SEATTLE — Boeing Co has started delivering reworked 737 jets to customers after a manufacturing snafu forced a brief halt but the top end of its full-year free cash flow forecast was a “bit pressured”, its finance chief said on Thursday.
The resumption should help achieve the goal of 400-450 deliveries of the jet this year, a target closely watched by investors as the planemaker looks to recover from successive crises caused by two fatal crashes and the COVID-19 pandemic.
“We still expect the first half of the year to be about 30 per month and the back half of about 40 per month,” CFO Brian West said, referring to deliveries, at a conference organized by Wolfe Research.
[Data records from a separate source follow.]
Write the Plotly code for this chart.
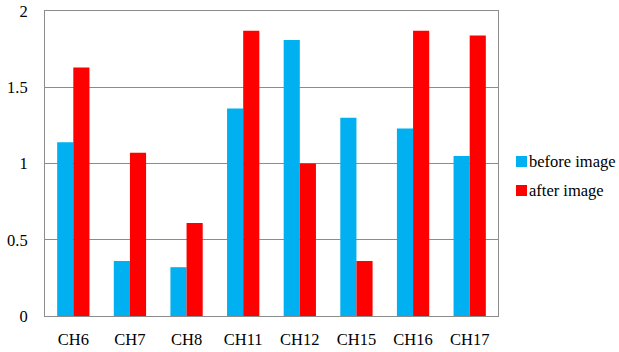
import plotly.graph_objects as go

# Channel readings before and after the image
channels = ["CH6", "CH7", "CH8", "CH11", "CH12", "CH15", "CH16", "CH17"]
before_image = [1.14, 0.36, 0.32, 1.36, 1.81, 1.30, 1.23, 1.05]
after_image = [1.63, 1.07, 0.61, 1.87, 1.00, 0.36, 1.87, 1.84]
y_ticks = [0, 0.5, 1, 1.5, 2]
y_tick_labels = ["0", "0.5", "1", "1.5", "2"]
series_names = ["before image", "after image"]
series_colors = ["#00B0F0", "#FF0000"]

FONT = "Times New Roman, Liberation Serif, DejaVu Serif, serif"
GRID = "#8c8c8c"

W, H = 619, 352
M_L, M_R, M_T, M_B = 45, 121, 11, 36
plot_w = W - M_L - M_R
plot_h = H - M_T - M_B

fig = go.Figure()
for name, vals, color in zip(series_names, [before_image, after_image], series_colors):
    fig.add_trace(go.Bar(
        x=channels, y=vals, name=name,
        marker=dict(color=color, line=dict(width=0)),
    ))


def px_to_paper_x(px):
    return (px - M_L) / plot_w


def px_to_paper_y(py):
    return (H - M_B - py) / plot_h


# Legend to the right of the plot: small square key followed by its label
legend_rows_y = [161.5, 190.5]
for name, color, cy in zip(series_names, series_colors, legend_rows_y):
    fig.add_shape(
        type="rect", xref="paper", yref="paper",
        x0=px_to_paper_x(516), x1=px_to_paper_x(527),
        y0=px_to_paper_y(cy + 5.5), y1=px_to_paper_y(cy - 5.5),
        fillcolor=color, line=dict(width=0),
    )
    fig.add_annotation(
        xref="paper", yref="paper",
        x=px_to_paper_x(527), y=px_to_paper_y(cy),
        xanchor="left", yanchor="middle", showarrow=False,
        text=name, font=dict(family=FONT, size=16.5, color="#000000"),
    )

fig.update_layout(
    width=W, height=H,
    margin=dict(l=M_L, r=M_R, t=M_T, b=M_B, autoexpand=False),
    paper_bgcolor="white", plot_bgcolor="white",
    barmode="group", bargap=0.43, bargroupgap=0,
    showlegend=False,
    font=dict(family=FONT, size=16.5, color="#000000"),
    xaxis=dict(
        automargin=False,
        showline=True, mirror=True, linecolor=GRID, linewidth=1,
        showgrid=False, ticks="", ticklabelstandoff=8,
        tickfont=dict(family=FONT, size=16.5),
    ),
    yaxis=dict(
        automargin=False,
        range=[0, 2], tickvals=y_ticks, ticktext=y_tick_labels,
        showline=True, mirror=True, linecolor=GRID, linewidth=1,
        showgrid=True, gridcolor=GRID, gridwidth=1,
        zeroline=False, ticks="", ticklabelstandoff=13,
        tickfont=dict(family=FONT, size=16.5),
    ),
)

fig.write_html("out.html")
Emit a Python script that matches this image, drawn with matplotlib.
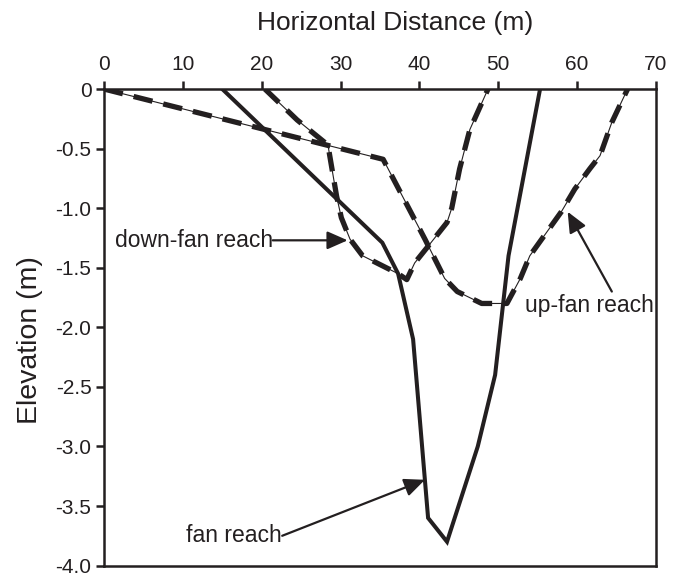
import matplotlib
matplotlib.use("Agg")
import matplotlib.pyplot as plt

plt.rcParams['font.family'] = ['Liberation Sans', 'DejaVu Sans']
plt.rcParams['lines.scale_dashes'] = False

INK = '#231f20'

# fan reach (solid)
fan_x = [15, 35.3, 37.3, 39.2, 41.1, 43.5, 47.4, 49.6, 51.3, 55.3]
fan_y = [0, -1.29, -1.55, -2.1, -3.6, -3.8, -3.0, -2.4, -1.4, 0]

# down-fan reach (dashed)
down_x = [20.4, 24.5, 28.4, 29.5, 30.1, 31.2, 32.8, 37.3, 38.4, 39.4, 41.1,
          43.5, 44.1, 45.1, 46.4, 48.7]
down_y = [0, -0.26, -0.47, -0.9, -1.08, -1.26, -1.4, -1.55, -1.6, -1.46, -1.32,
          -1.12, -1.0, -0.67, -0.34, 0]

# up-fan reach (dashed)
up_x = [0, 35.4, 40.7, 43.2, 44.8, 47.9, 51.1, 52.8, 54.0, 58.0, 59.7, 61.6,
        62.9, 64.4, 66.4]
up_y = [0, -0.59, -1.26, -1.59, -1.7, -1.8, -1.8, -1.59, -1.4, -1.03, -0.84,
        -0.67, -0.56, -0.28, 0]

xticks = [0, 10, 20, 30, 40, 50, 60, 70]
yticks = [0, -0.5, -1.0, -1.5, -2.0, -2.5, -3.0, -3.5, -4.0]
ylabels = ['0', '-0.5', '-1.0', '-1.5', '-2.0', '-2.5', '-3.0', '-3.5', '-4.0']

fig = plt.figure(figsize=(6.76, 5.78), dpi=100)
ax = fig.add_axes([0.1538, 0.0215, 0.8166, 0.8245])


def dashed_profile(x, y):
    ax.plot(x, y, color=INK, lw=0.8, solid_joinstyle='miter')
    ln, = ax.plot(x, y, color=INK, lw=3.8, solid_capstyle='butt')
    ln.set_dashes([14, 8])


ax.plot(fan_x, fan_y, color=INK, lw=2.9, solid_joinstyle='miter')
dashed_profile(down_x, down_y)
dashed_profile(up_x, up_y)

arrow = dict(arrowstyle='-|>,head_length=1.25,head_width=0.55', color=INK,
             lw=1.6, shrinkA=0, shrinkB=0)
ax.annotate('', xy=(30.9, -1.27), xytext=(21.4, -1.27), arrowprops=arrow)
ax.text(21.4, -1.27, 'down-fan reach', ha='right', va='center', fontsize=16.5,
        color=INK)
ax.annotate('', xy=(40.7, -3.28), xytext=(22.6, -3.75), arrowprops=arrow)
ax.text(22.6, -3.75, 'fan reach', ha='right', va='center', fontsize=16.5,
        color=INK)
ax.annotate('', xy=(58.8, -1.03), xytext=(64.4, -1.70), arrowprops=arrow)
ax.text(69.7, -1.82, 'up-fan reach', ha='right', va='center', fontsize=16.5,
        color=INK)

ax.set_xlim(0, 70)
ax.set_ylim(-4.0, 0)
ax.xaxis.tick_top()
ax.set_xticks(xticks)
ax.set_yticks(yticks)
ax.set_yticklabels(ylabels)
ax.tick_params(axis='x', direction='out', length=6, width=1.8, labelsize=15,
               colors=INK, pad=5)
ax.tick_params(axis='y', direction='out', length=6, width=1.8, labelsize=15,
               colors=INK, pad=3)
for s in ax.spines.values():
    s.set_color(INK)
    s.set_linewidth(1.8)

fig.text(395 / 676, 1 - 23 / 578, 'Horizontal Distance (m)', ha='center',
         va='center', fontsize=19, color=INK)
fig.text(30 / 676, 1 - 340 / 578, 'Elevation (m)', ha='center', va='center',
         rotation=90, fontsize=20.5, color=INK)

fig.savefig('out.png', dpi=100)
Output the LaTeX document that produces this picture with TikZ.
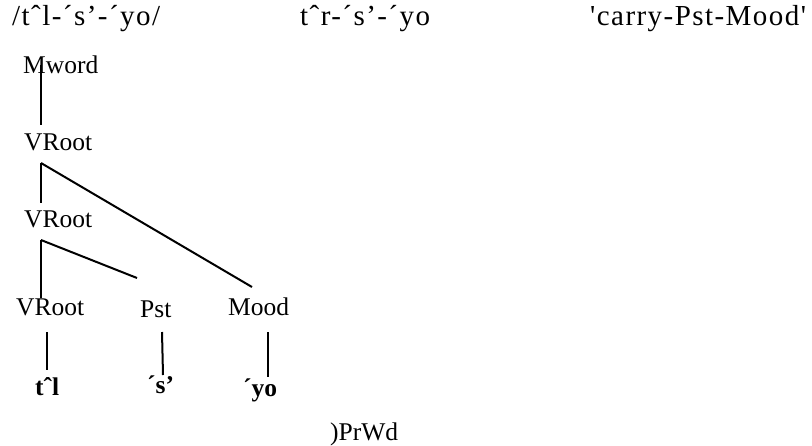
\documentclass[tikz,border=0pt]{standalone}
\usepackage{fontspec}
\setmainfont{Liberation Serif}
\newfontfamily\rawserif{Liberation Serif}[Ligatures=ResetAll]
\begin{document}
\begin{tikzpicture}[x=1pt,y=-1pt,
  lbl/.style={anchor=base west,inner sep=0pt,font=\fontsize{25.5}{30}\selectfont},
  hdr/.style={anchor=base west,inner sep=0pt,font=\rawserif\fontsize{29}{34}\selectfont\addfontfeature{LetterSpace=5}},
  seg/.style={anchor=base west,inner sep=0pt,font=\fontsize{25.5}{30}\selectfont\bfseries},
  edge/.style={line width=2pt}]
\useasboundingbox (0,0) rectangle (812,445);
% header
\node[hdr] (h1) at (12,25) {/tˆl-´s’-´yo/};
\node[hdr] (h2) at (300,25) {tˆr-´s’-´yo};
\node[hdr] (h3) at (590,25) {'carry-Pst-Mood'};
% tree labels
\node[lbl] (mw) at (23,73) {Mword};
\node[lbl] (vr1) at (24,150) {VRoot};
\node[lbl] (vr2) at (24,227) {VRoot};
\node[lbl] (vr3) at (16,315) {VRoot};
\node[lbl] (pst) at (140,317) {Pst};
\node[lbl] (mood) at (228,315) {Mood};
\node[seg] (tl) at (35,395) {tˆl};
\node[seg] (s) at (147,393) {´s’};
\node[seg] (yo) at (243,396) {´yo};
\node[lbl] (prwd) at (330,440) {)PrWd};
% connector end points
\coordinate (mwb) at (41,65);
\coordinate (vr1t) at (41,125);
\coordinate (vr1b) at (41,163);
\coordinate (vr2t) at (41,203);
\coordinate (moodt) at (252,287);
\coordinate (vr2b) at (41,240);
\coordinate (vr3t) at (41,298);
\coordinate (pstt) at (137,278);
\coordinate (vr3b) at (47,332);
\coordinate (tlt) at (47,370);
\coordinate (pstb) at (162,332);
\coordinate (st) at (163,375);
\coordinate (moodb) at (268,332);
\coordinate (yot) at (268,377);
% connectors
\draw[edge] (mwb) -- (vr1t);
\draw[edge] (vr1b) -- (vr2t);
\draw[edge] (vr1b) -- (moodt);
\draw[edge] (vr2b) -- (vr3t);
\draw[edge] (vr2b) -- (pstt);
\draw[edge] (vr3b) -- (tlt);
\draw[edge] (pstb) -- (st);
\draw[edge] (moodb) -- (yot);
\end{tikzpicture}
\end{document}
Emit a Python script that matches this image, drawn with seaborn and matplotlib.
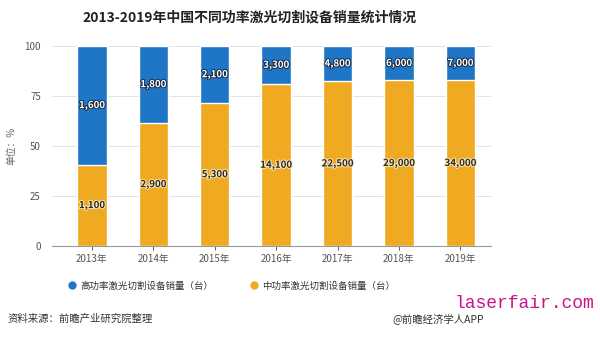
import matplotlib
matplotlib.use("Agg")
import matplotlib.pyplot as plt
import matplotlib.patheffects as pe
from matplotlib.lines import Line2D
import seaborn as sns
import pandas as pd

years = ["2013年", "2014年", "2015年", "2016年", "2017年", "2018年", "2019年"]
high_power = [1600, 1800, 2100, 3300, 4800, 6000, 7000]
mid_power = [1100, 2900, 5300, 14100, 22500, 29000, 34000]
y_ticks = [0, 25, 50, 75, 100]
title = "2013-2019年中国不同功率激光切割设备销量统计情况"
series_names = ["高功率激光切割设备销量（台）", "中功率激光切割设备销量（台）"]

BLUE = "#1F76C6"
ORANGE = "#F0AA22"

sns.set_theme(style="white")
plt.rcParams["font.family"] = ["Noto Sans CJK SC", "DejaVu Sans"]

totals = [h + m for h, m in zip(high_power, mid_power)]
mid_pct = [m / t * 100 for m, t in zip(mid_power, totals)]
df = pd.DataFrame({"year": years, "total": [100.0] * len(years), "mid": mid_pct})

fig = plt.figure(figsize=(6, 3.37), dpi=100)
ax = fig.add_axes([52 / 600, 1 - 246 / 337, (491 - 52) / 600, 200 / 337])

sns.barplot(data=df, x="year", y="total", color=BLUE, width=0.48, ax=ax, saturation=1)
sns.barplot(data=df, x="year", y="mid", color=ORANGE, width=0.48, ax=ax, saturation=1)

ax.set_ylim(0, 100)
ax.set_xlim(-0.65, 6.5)
ax.set_yticks(y_ticks)
ax.set_yticklabels([str(t) for t in y_ticks], fontsize=7, color="#555555")
ax.tick_params(axis="x", labelsize=7, colors="#444444", length=3, width=0.6, direction="out", pad=3)
ax.tick_params(axis="y", length=0, pad=8)
ax.xaxis.set_ticks_position("bottom")
for lab in ax.get_xticklabels():
    lab.set_color("#555555")
ax.yaxis.grid(True, color="#e3e3e3", linewidth=0.7)
ax.set_axisbelow(True)
for s in ["top", "right", "left"]:
    ax.spines[s].set_visible(False)
ax.spines["bottom"].set_color("#9a9a9a")
ax.spines["bottom"].set_linewidth(0.8)
ax.set_xlabel("")
ax.set_ylabel("单位：%", fontsize=7, color="#666666", labelpad=6)

# data labels
for i in range(len(years)):
    mp = mid_pct[i]
    ax.text(i, (mp + 100) / 2, f"{high_power[i]:,}", ha="center", va="center",
            fontsize=7, color="white", fontweight="bold",
            path_effects=[pe.withStroke(linewidth=1.4, foreground="#1a2a40")])
    ax.text(i, mp / 2, f"{mid_power[i]:,}", ha="center", va="center",
            fontsize=7, color="#2a2a2a", fontweight="bold",
            path_effects=[pe.withStroke(linewidth=1.4, foreground="#fbe7b8")])

fig.text(250 / 600, 1 - 18 / 337, title, ha="center", va="center",
         fontsize=10, fontweight="bold", color="#222222")

handles = [Line2D([0], [0], marker="o", color="w", markerfacecolor=BLUE, markersize=7),
           Line2D([0], [0], marker="o", color="w", markerfacecolor=ORANGE, markersize=7)]
fig.legend(handles, series_names, loc="center", bbox_to_anchor=(231 / 600, 1 - 286 / 337),
           ncol=2, frameon=False, fontsize=6.8, handletextpad=0.4, columnspacing=3.8,
           labelcolor="#333333", handlelength=1.0)

fig.text(8 / 600, 1 - 319 / 337, "资料来源：前瞻产业研究院整理", ha="left", va="center",
         fontsize=7.5, color="#333333")
fig.text(392 / 600, 1 - 319 / 337, "@前瞻经济学人APP", ha="left", va="center",
         fontsize=7.5, color="#333333")
fig.text(455 / 600, 1 - 303 / 337, "laserfair.com", ha="left", va="center",
         fontsize=13, color="#C8148C", family="Liberation Mono")

fig.savefig("out.png", dpi=100)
The planemaker was forced to halt deliveries of some 737s earlier this year due to improperly installed brackets — which connect the vertical tail with the fuselage made by Spirit AeroSystems.
Some analysts had expected the halt to delay Boeing’s plans for a 737 MAX production ramp up to 38 per month from 31 currently.
But West reiterated that Boeing expects to hit that target this year.
“I don’t know exactly when, but that is in our game plan,” he added.
Meanwhile, West said the top end of Boeing’s $3 billion to $5 billion free cash flow forecast was a “bit pressured,” in part due to supply-chain problems at its ailing defense business but the planemaker maintained that goal.
Boeing’s shares were up about 1% after briefly turning negative on Thursday.